Catalina Bautista, an East Mt. Airy resident, recently joined the developing Mt. Airy commercial strip by opening Mr. Peepers Optical, after looking for a base of operations for 10 years. Encouraged by the economic development, Bautista said she has found her market and is already engaged in a referral program with a local eye institute.

The business boom seems to be traveling down the Avenue, as entrepreneurs like Charles Todd inhabit vacant buildings before they have a chance to invite blight.

Todd, a furniture maker, purchased Mt. Airy's old post office building in the 7000 block of Germantown Avenue in September. He moved to the area from Nashville, Tennessee, after his wife received an offer to teach history at the University of Pennsylvania. Still in its initial renovation phases, Todd hopes to open this summer and is looking to employ local artisans in Mt. Airy, an area he referred to as "a Mecca for furniture builders."

Even in the 6300 block of the Avenue, where Mt. Airy meets neighboring Germantown, businesses have shown resolute efforts, despite socio-economic shifts.

George Butler, who has run Butler Prestige Photography since 1988, has managed to maintain his business in the face of drug dealing and trash-strewn streets. "You can give people a lot of things," Butler said, "but you can't give them pride." But solid businesses coupled with Mt. Airy USA's Avenue Ambassadors program, which employs a full-time staff to clean and landscape Germantown Avenue, helps to improve the perception of the neighborhood, Butler said.

More visits like that from the SBA are needed in the community to give people information, he said. "Information is just as crucial as capital," Butler said, "but the people that need it the most don't know about it."

In addition to its own programs, the SBA supplies funding for the Temple University Small Business Development Center, which offers free legal counseling on an individual basis, and can provide assistance with drafting a business plan.

As a "memory preservationist," Butler said he has continued to attract business to the area because of investing time upfront with personal consultations.

Personalized service has also benefited Gilbert Fuller who runs a shoeshine shop across the street from Butler in the 6300 block of the Avenue. A local resident for the last 40 years, Fuller has seen the area change. Anchored by 35-year veteran the Rib Crib, the area is slowly feeling the momentum of Mt. Airy's thriving blocks. After spending 34 years as a women's hair stylist, Fuller decided to open his own business three years ago and has watched it grow, mostly by word of mouth.

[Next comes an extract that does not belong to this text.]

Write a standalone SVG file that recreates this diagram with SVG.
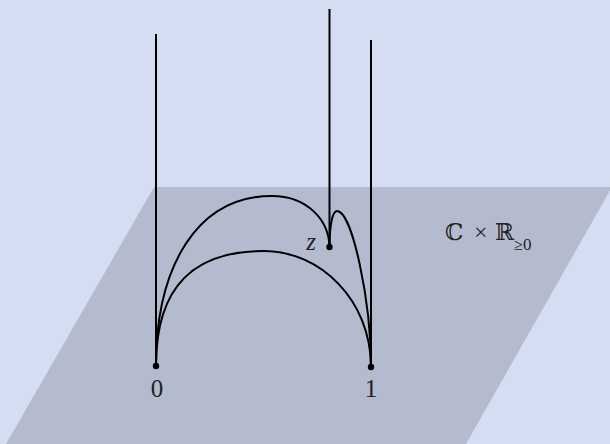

Seeking to bring enthusiasm to underdeveloped areas on the Avenue, Elizabeth Shaak opened Mt. Airy Violins and Bows in October and has already held a concert at the neighboring St. Michael's Lutheran Church. Although many initially viewed her business and her prices as at odds with the neighborhood demographics, Shaak has sold discount violin bow and case sets for $300. "At that price, it's like two pairs of sneakers," Shaak said. With a vision of strengthening the community through music, she wants to explore the option of a concert series at St. Michaels. Formerly located in the South Street area, Shaak lauds Mt. Airy USA's revitalization efforts and hopes her custom violin bows can attract an audience from surrounding states.

The community's CDC has already begun to think regionally. Engaged in a two-year process, the Delaware Valley Regional Planning Commission is working with Mt. Airy USA and other community groups to draft a comprehensive improvement plan for Mt. Airy.

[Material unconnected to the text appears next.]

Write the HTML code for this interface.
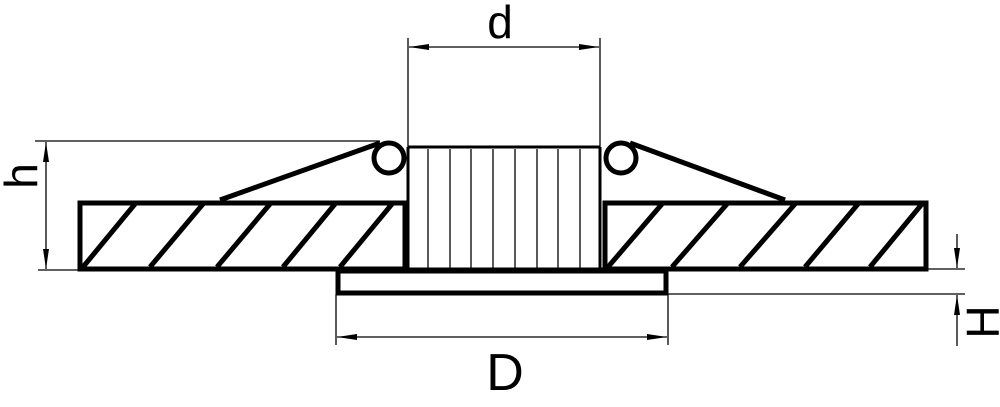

According to Richard Gilberte, Mt. Airy USA associate director, Mt. Airy was one of three neighborhoods selected by the William Penn Foundation to receive funding for the development of a community plan. Addressing both commercial and residential needs, the plan seeks to transform Mt. Airy into a regional attraction.

The plan, Gilberte said, not only offers great ideas, but also incorporates resources to fund them. Among the improvements: installing pedestrian lighting along Germantown Avenue, creating more public parking, revisiting trolley service, maintaining regional rail lines, acquiring and rehabbing abandoned or underused properties and converting the rusted and abandoned railroad trestle at Germantown Avenue and Cresheim Valley Drive into a Fairmount Park gateway.

Labeling the effort as a "community-driven process," Gilberte said he expects a public discussion of the plan in January and forecasted a late spring completion date.

"The plan will identify where we can focus as an organization and as a neighborhood," he said.